Questions to ask application teams as a DevOps Engineer
3 min readSep 23, 2024
As a DevOps engineer, interacting with application teams across various capabilities, the goal is to ensure alignment, performance, scalability, and security throughout the application lifecycle. Here are a few key questions a DevOps engineer should ask to gather the right insights and serve the teams effectively:
- Infrastructure & Environment Setup
— What environments do you need (e.g., dev, staging, production)?
— Are your environments consistent across different stages (dev/prod parity)?
— How is the current infrastructure provisioned (manual, Infrastructure as Code)?
— Are there any specific cloud provider preferences (AWS, Azure, GCP)?
— What’s the expected scaling pattern (auto-scaling, static provisioning)? - Continuous Integration (CI)
— How are your builds currently triggered (manually, scheduled, on commit)?
— What tests are automated in your CI pipeline (unit, integration, functional)?
— Are there any issues with build time or flaky tests?
— How do you handle environment-specific configurations in the CI process?
— What version control system (VCS) is used, and do you follow Git branching strategies (GitFlow, trunk-based)? - Continuous Delivery/Deployment (CD)
— Are deployments manual or automated? What tool(s) do you use (Jenkins, GitLab CI, CircleCI, etc.)?
— How do you handle canary deployments, blue-green deployments, or feature toggles?
— What’s the rollback strategy in case of a failed deployment?
— What’s the frequency of releases, and how confident are you in release quality?
— How do you ensure environment variables and secrets are securely managed during deployment? - Configuration Management
— Are you using any configuration management tools (Ansible, Puppet, Chef)?
— How is configuration stored and versioned?
— How often do configuration changes happen, and how are they deployed?
— How do you handle secrets management (e.g., Vault, AWS Secrets Manager)? - Monitoring & Logging
— What tools do you use for monitoring (Prometheus, Grafana, CloudWatch)?
— Are there any specific KPIs or metrics you need to track (e.g., error rates, latencies, throughput)?
— How are logs managed (centralized, distributed)?
— What log aggregation and visualization tools are in place (ELK stack, Splunk)?
— How do you handle alerting? Are thresholds dynamic or static - Security & Compliance
— What security tools are in place (static code analysis, dependency scanning)?
— How do you ensure compliance with data protection regulations (GDPR, HIPAA)?
— How are secrets and credentials managed and rotated?
— What are the security practices for containerized workloads (image scanning, vulnerability assessment)?
— Do you follow any specific security frameworks (ISO, NIST, SOC2) - Containers & Orchestration
— Are you using containers? If so, what tools (Docker, Podman)?
— Are containers orchestrated (Kubernetes, Docker Swarm)? How is the cluster managed?
— How are container images built, stored, and secured (private registry)?

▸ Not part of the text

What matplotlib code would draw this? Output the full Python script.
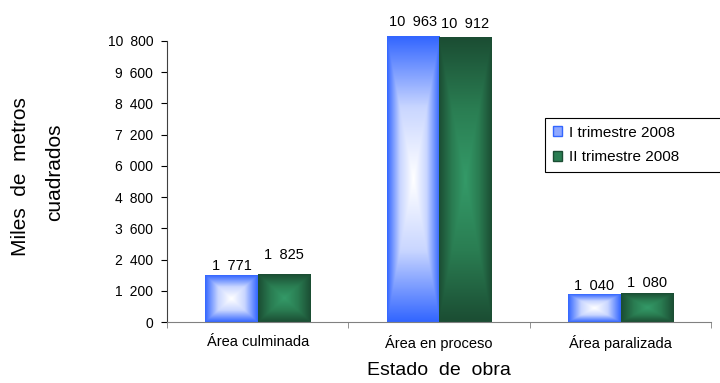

— How do you handle scaling and resource allocation in the cluster (horizontal scaling, resource limits)? - Cost Optimization
— How is cost tracking and optimization managed across cloud and infrastructure resources?
— Are there any cost anomalies or areas where you suspect overspending?
— How are unused resources (idle VMs, unallocated storage) tracked?
— How often do you review infrastructure costs, and what tools do you use (AWS Cost Explorer, GCP Cost Management)? - Collaboration & Workflow
— How do different teams collaborate (Dev, Ops, QA) in the delivery process?
— How do you handle code reviews, approvals, and merges?
— What documentation practices do you follow for infrastructure and deployments?
— Do you use a shared knowledge base (Confluence, Notion)?
— What challenges do you face in the collaboration between teams - Incident Management & Disaster Recovery
— How are incidents reported and resolved (incident tracking system)?
— What’s the current mean time to resolution (MTTR)?
— How do you handle post-mortem analyses?
— What’s the disaster recovery (DR) strategy, and is it tested regularly?
— What’s the backup strategy for critical data and services? - Automation & Tooling
— What parts of the development and operations process are automated? Where do you see gaps?
— What tools do you use for task automation (scripts, CI/CD tools)?
— Are there any pain points where automation could improve efficiency?
— What integrations do you need with existing tools (e.g., Slack, Jira, ServiceNow)?
By asking these questions, a DevOps engineer can assess where teams are excelling and where improvements can be made across infrastructure, deployment processes, security, monitoring, and more. This helps in crafting a tailored approach for DevOps strategies and automation efforts.